Work required: All of the data that follows should be retyped exactly, please, except the pictures.

- - -

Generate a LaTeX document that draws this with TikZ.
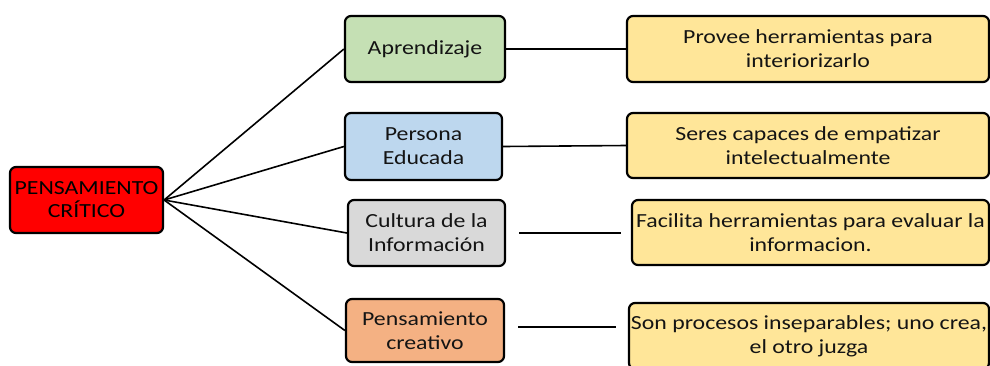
\documentclass[tikz,border=0pt]{standalone}
\usepackage{fontspec}
\setmainfont{Carlito}
\newfontfamily\widefont[FakeStretch=1.19]{Carlito}
\definecolor{rootred}{HTML}{FF0000}
\definecolor{agreen}{HTML}{C5E0B4}
\definecolor{ablue}{HTML}{BDD7EE}
\definecolor{agray}{HTML}{D9D9D9}
\definecolor{aorange}{HTML}{F4B183}
\definecolor{byellow}{HTML}{FFE699}
\definecolor{txt}{HTML}{141414}
\begin{document}
\begin{tikzpicture}[x=1pt,y=-1pt,
  box/.style={draw=black, line width=2.2pt, rounded corners=6pt, inner sep=0pt,
    align=center, text=txt, font=\widefont\fontsize{20}{24}\selectfont},
  conn/.style={draw=black, line width=1.6pt}]
\useasboundingbox (0,0) rectangle (990,365);
\node[box, fill=rootred, minimum width=153pt, minimum height=66pt,
  font=\widefont\fontsize{20}{23}\selectfont, text=black] (root) at (86.5,200) {PENSAMIENTO\\CRÍTICO};
\node[box, fill=agreen, minimum width=160pt, minimum height=66pt] (a1) at (425,49) {Aprendizaje};
\node[box, fill=ablue, minimum width=157pt, minimum height=67pt] (a2) at (423.5,146.5) {Persona\\Educada};
\node[box, fill=agray, minimum width=157pt, minimum height=66pt] (a3) at (426.5,233) {Cultura de la\\Información};
\node[box, fill=aorange, minimum width=158pt, minimum height=63pt] (a4) at (425,330.5) {Pensamiento\\creativo};
\node[box, fill=byellow, minimum width=362pt, minimum height=66pt] (b1) at (808,49) {Provee herramientas para\\interiorizarlo};
\node[box, fill=byellow, minimum width=362pt, minimum height=65pt] (b2) at (808,145.5) {Seres capaces de empatizar\\intelectualmente};
\node[box, fill=byellow, minimum width=357pt, minimum height=65pt] (b3) at (810.5,232.5) {Facilita herramientas para evaluar la\\informacion.};
\node[box, fill=byellow, minimum width=360pt, minimum height=66pt] (b4) at (809,336) {Son procesos inseparables; uno crea,\\el otro juzga};
\foreach \n in {a1,a2,a3,a4} \draw[conn] (root.east) -- (\n.west);
\draw[conn] (a1.east) -- (b1.west);
\draw[conn] (a2.east) -- (b2.west);
\draw[conn, shorten <=13pt, shorten >=10pt] (a3.east) -- (a3.east -| b3.west);
\draw[conn, shorten <=13pt, shorten >=12pt] ([yshift=3.5pt]a4.east) -- ([yshift=3.5pt]a4.east -| b4.west);
\end{tikzpicture}
\end{document}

- - -

The solution:
Generate a LaTeX document that draws this with TikZ.
\documentclass[tikz,border=0pt]{standalone}
\usepackage{fontspec}
\setmainfont{Carlito}
\newfontfamily\widefont[FakeStretch=1.19]{Carlito}
\definecolor{rootred}{HTML}{FF0000}
\definecolor{agreen}{HTML}{C5E0B4}
\definecolor{ablue}{HTML}{BDD7EE}
\definecolor{agray}{HTML}{D9D9D9}
\definecolor{aorange}{HTML}{F4B183}
\definecolor{byellow}{HTML}{FFE699}
\definecolor{txt}{HTML}{141414}
\begin{document}
\begin{tikzpicture}[x=1pt,y=-1pt,
  box/.style={draw=black, line width=2.2pt, rounded corners=6pt, inner sep=0pt,
    align=center, text=txt, font=\widefont\fontsize{20}{24}\selectfont},
  conn/.style={draw=black, line width=1.6pt}]
\useasboundingbox (0,0) rectangle (990,365);
\node[box, fill=rootred, minimum width=153pt, minimum height=66pt,
  font=\widefont\fontsize{20}{23}\selectfont, text=black] (root) at (86.5,200) {PENSAMIENTO\\CRÍTICO};
\node[box, fill=agreen, minimum width=160pt, minimum height=66pt] (a1) at (425,49) {Aprendizaje};
\node[box, fill=ablue, minimum width=157pt, minimum height=67pt] (a2) at (423.5,146.5) {Persona\\Educada};
\node[box, fill=agray, minimum width=157pt, minimum height=66pt] (a3) at (426.5,233) {Cultura de la\\Información};
\node[box, fill=aorange, minimum width=158pt, minimum height=63pt] (a4) at (425,330.5) {Pensamiento\\creativo};
\node[box, fill=byellow, minimum width=362pt, minimum height=66pt] (b1) at (808,49) {Provee herramientas para\\interiorizarlo};
\node[box, fill=byellow, minimum width=362pt, minimum height=65pt] (b2) at (808,145.5) {Seres capaces de empatizar\\intelectualmente};
\node[box, fill=byellow, minimum width=357pt, minimum height=65pt] (b3) at (810.5,232.5) {Facilita herramientas para evaluar la\\informacion.};
\node[box, fill=byellow, minimum width=360pt, minimum height=66pt] (b4) at (809,336) {Son procesos inseparables; uno crea,\\el otro juzga};
\foreach \n in {a1,a2,a3,a4} \draw[conn] (root.east) -- (\n.west);
\draw[conn] (a1.east) -- (b1.west);
\draw[conn] (a2.east) -- (b2.west);
\draw[conn, shorten <=13pt, shorten >=10pt] (a3.east) -- (a3.east -| b3.west);
\draw[conn, shorten <=13pt, shorten >=12pt] ([yshift=3.5pt]a4.east) -- ([yshift=3.5pt]a4.east -| b4.west);
\end{tikzpicture}
\end{document}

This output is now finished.